*Aim*. Retype the lines beneath this one, from the first through the line containing "import plotly.graph_objects as go". Pictures are left out.
****
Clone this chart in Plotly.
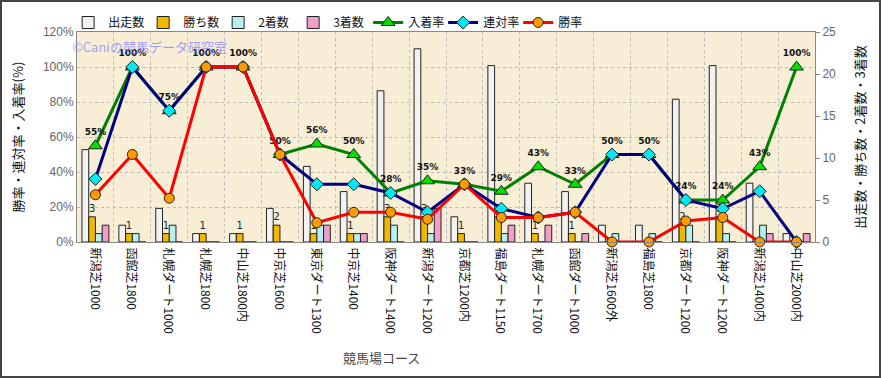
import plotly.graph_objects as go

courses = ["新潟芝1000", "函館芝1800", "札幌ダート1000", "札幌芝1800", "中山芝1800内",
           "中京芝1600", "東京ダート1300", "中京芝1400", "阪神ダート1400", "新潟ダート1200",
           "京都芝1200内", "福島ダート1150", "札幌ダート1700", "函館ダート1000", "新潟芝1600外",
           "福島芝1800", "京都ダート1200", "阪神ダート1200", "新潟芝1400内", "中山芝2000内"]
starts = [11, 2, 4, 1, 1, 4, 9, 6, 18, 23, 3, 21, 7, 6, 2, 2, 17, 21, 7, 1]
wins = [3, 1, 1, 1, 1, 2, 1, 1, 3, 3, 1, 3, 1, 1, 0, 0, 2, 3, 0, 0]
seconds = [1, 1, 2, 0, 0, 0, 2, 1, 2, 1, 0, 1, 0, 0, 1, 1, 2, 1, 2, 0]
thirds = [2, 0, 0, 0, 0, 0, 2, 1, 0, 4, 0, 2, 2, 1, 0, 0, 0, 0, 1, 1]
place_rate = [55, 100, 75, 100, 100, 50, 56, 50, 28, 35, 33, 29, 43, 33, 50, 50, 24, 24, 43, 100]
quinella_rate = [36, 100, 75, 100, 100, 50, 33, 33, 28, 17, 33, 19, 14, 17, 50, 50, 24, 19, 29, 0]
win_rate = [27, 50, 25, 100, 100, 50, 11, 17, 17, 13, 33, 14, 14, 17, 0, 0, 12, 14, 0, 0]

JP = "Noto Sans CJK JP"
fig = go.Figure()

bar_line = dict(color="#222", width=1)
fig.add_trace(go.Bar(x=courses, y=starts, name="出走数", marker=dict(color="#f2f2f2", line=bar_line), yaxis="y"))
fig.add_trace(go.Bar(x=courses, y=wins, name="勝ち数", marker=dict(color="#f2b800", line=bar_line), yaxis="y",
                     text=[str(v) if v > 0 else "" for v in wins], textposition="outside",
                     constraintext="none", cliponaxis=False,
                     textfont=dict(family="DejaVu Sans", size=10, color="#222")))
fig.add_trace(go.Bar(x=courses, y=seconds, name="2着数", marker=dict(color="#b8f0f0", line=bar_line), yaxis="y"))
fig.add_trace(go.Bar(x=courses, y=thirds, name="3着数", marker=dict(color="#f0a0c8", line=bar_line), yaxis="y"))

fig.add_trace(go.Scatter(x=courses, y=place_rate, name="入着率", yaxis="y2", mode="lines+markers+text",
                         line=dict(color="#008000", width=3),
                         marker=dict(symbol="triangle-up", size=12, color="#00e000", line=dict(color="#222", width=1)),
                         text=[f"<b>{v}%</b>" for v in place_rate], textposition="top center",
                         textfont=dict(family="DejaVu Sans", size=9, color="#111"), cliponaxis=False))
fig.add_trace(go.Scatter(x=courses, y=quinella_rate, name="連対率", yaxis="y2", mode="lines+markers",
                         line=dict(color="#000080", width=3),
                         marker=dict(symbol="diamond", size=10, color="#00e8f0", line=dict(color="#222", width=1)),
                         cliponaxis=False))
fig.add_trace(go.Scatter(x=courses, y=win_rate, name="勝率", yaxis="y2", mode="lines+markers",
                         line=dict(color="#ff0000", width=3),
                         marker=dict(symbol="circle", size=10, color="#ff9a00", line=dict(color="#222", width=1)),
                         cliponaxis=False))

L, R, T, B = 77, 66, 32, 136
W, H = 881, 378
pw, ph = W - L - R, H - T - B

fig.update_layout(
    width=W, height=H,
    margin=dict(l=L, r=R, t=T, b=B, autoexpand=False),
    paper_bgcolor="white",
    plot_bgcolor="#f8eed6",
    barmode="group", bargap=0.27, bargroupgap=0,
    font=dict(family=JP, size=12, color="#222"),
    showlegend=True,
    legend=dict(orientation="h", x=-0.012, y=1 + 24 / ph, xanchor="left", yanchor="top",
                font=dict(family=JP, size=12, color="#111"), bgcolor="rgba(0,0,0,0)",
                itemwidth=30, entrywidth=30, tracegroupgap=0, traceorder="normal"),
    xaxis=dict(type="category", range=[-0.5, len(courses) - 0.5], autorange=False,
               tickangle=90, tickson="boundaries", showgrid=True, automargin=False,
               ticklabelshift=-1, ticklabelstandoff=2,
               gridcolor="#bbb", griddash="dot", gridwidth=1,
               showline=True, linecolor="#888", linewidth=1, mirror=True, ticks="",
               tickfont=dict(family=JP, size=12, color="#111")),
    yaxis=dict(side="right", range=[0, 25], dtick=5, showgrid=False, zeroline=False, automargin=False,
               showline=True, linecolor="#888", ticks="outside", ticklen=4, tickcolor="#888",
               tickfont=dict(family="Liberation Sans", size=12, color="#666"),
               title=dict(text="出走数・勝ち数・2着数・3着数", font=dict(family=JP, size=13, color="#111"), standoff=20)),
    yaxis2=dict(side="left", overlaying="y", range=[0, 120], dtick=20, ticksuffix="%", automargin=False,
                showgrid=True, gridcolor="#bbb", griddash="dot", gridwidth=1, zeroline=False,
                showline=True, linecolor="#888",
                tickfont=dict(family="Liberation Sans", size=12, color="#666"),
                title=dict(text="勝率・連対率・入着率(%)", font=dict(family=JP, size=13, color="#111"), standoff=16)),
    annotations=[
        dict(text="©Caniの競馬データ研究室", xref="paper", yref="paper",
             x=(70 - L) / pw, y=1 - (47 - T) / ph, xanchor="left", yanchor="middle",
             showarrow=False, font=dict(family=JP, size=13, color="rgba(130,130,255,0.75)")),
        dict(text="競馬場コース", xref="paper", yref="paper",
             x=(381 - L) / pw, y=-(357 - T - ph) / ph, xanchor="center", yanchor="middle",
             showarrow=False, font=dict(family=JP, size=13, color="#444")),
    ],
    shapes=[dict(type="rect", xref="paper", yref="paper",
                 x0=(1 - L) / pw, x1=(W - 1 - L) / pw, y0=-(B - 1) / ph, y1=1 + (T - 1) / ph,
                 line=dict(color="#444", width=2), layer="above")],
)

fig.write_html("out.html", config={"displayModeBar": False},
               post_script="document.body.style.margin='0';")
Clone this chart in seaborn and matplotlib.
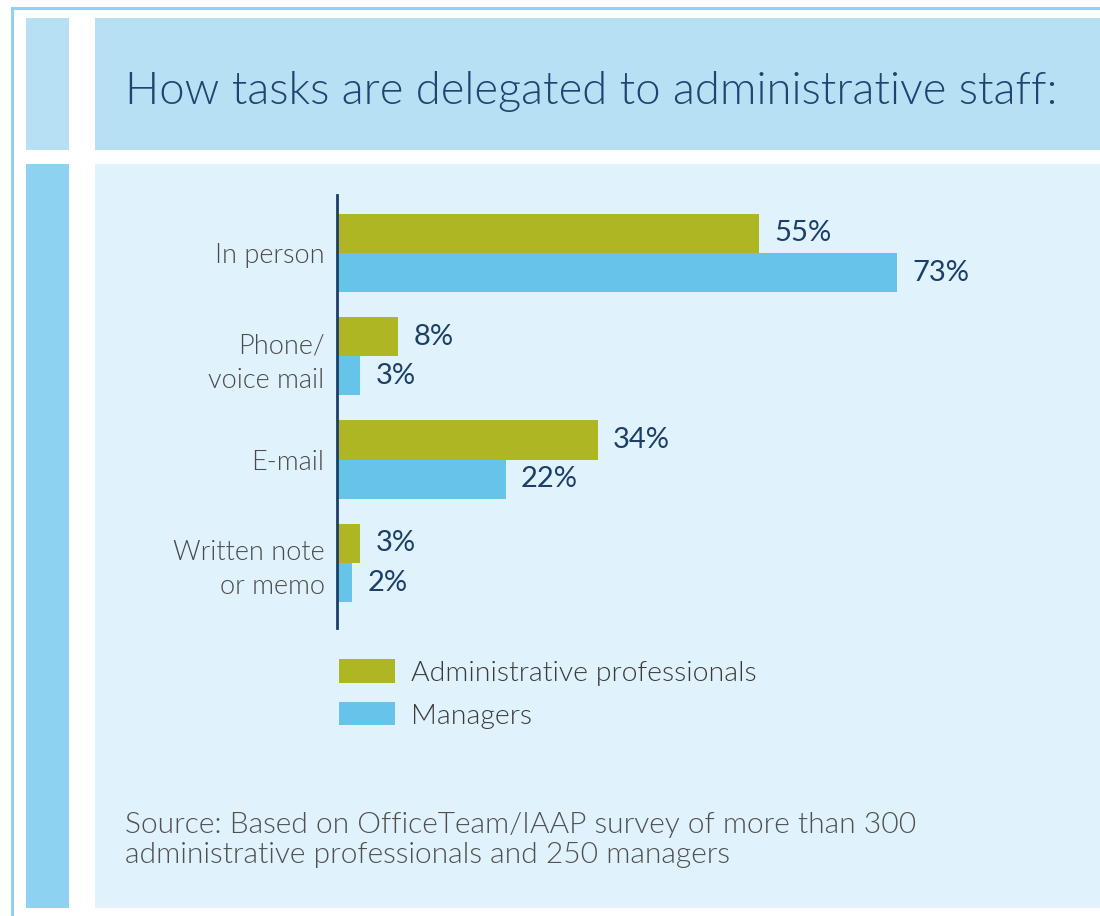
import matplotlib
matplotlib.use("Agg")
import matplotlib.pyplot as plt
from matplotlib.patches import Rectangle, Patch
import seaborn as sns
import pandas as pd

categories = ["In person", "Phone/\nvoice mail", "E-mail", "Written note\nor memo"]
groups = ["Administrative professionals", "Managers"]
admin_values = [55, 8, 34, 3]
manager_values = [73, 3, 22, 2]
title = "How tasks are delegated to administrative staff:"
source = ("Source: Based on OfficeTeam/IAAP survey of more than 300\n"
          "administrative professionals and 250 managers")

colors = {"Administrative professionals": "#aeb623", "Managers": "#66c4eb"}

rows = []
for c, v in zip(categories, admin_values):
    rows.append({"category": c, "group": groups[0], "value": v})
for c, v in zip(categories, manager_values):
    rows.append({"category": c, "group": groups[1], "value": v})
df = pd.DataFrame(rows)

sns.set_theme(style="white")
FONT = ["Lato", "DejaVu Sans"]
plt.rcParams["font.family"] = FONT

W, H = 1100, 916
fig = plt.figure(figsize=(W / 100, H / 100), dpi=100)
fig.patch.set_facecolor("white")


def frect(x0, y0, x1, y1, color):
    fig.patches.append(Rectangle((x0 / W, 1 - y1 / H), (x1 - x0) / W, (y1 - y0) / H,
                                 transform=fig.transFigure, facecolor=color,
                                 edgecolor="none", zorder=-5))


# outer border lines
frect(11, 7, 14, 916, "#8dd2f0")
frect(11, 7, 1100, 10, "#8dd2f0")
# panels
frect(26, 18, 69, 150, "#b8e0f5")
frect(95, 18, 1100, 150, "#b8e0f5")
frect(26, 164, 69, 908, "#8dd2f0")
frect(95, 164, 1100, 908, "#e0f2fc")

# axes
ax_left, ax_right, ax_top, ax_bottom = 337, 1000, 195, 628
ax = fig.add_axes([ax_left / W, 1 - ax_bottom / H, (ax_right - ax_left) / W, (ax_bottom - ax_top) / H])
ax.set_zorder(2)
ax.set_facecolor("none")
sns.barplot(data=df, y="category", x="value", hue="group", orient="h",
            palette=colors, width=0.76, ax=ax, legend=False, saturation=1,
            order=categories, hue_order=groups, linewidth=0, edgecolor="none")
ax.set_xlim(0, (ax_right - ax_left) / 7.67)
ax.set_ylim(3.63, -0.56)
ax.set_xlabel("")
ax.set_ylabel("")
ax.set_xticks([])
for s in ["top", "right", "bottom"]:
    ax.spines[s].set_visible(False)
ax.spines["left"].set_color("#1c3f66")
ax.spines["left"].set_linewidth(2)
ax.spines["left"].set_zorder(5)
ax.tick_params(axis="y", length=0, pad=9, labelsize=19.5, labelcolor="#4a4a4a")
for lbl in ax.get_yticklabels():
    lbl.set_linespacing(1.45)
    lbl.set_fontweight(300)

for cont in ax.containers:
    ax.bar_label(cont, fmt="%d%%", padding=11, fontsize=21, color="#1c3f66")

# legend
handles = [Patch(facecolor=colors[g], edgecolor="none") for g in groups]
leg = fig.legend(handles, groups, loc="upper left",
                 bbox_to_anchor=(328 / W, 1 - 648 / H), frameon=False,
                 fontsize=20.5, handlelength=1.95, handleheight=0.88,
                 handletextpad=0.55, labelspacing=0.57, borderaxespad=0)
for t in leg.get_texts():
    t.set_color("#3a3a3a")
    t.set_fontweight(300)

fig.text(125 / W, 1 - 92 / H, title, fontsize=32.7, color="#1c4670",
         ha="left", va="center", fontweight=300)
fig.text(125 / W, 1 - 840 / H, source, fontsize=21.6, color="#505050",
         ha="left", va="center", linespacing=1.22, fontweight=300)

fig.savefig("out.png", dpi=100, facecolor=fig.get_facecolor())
****
*Problem solution*.
Clone this chart in Plotly.
import plotly.graph_objects as go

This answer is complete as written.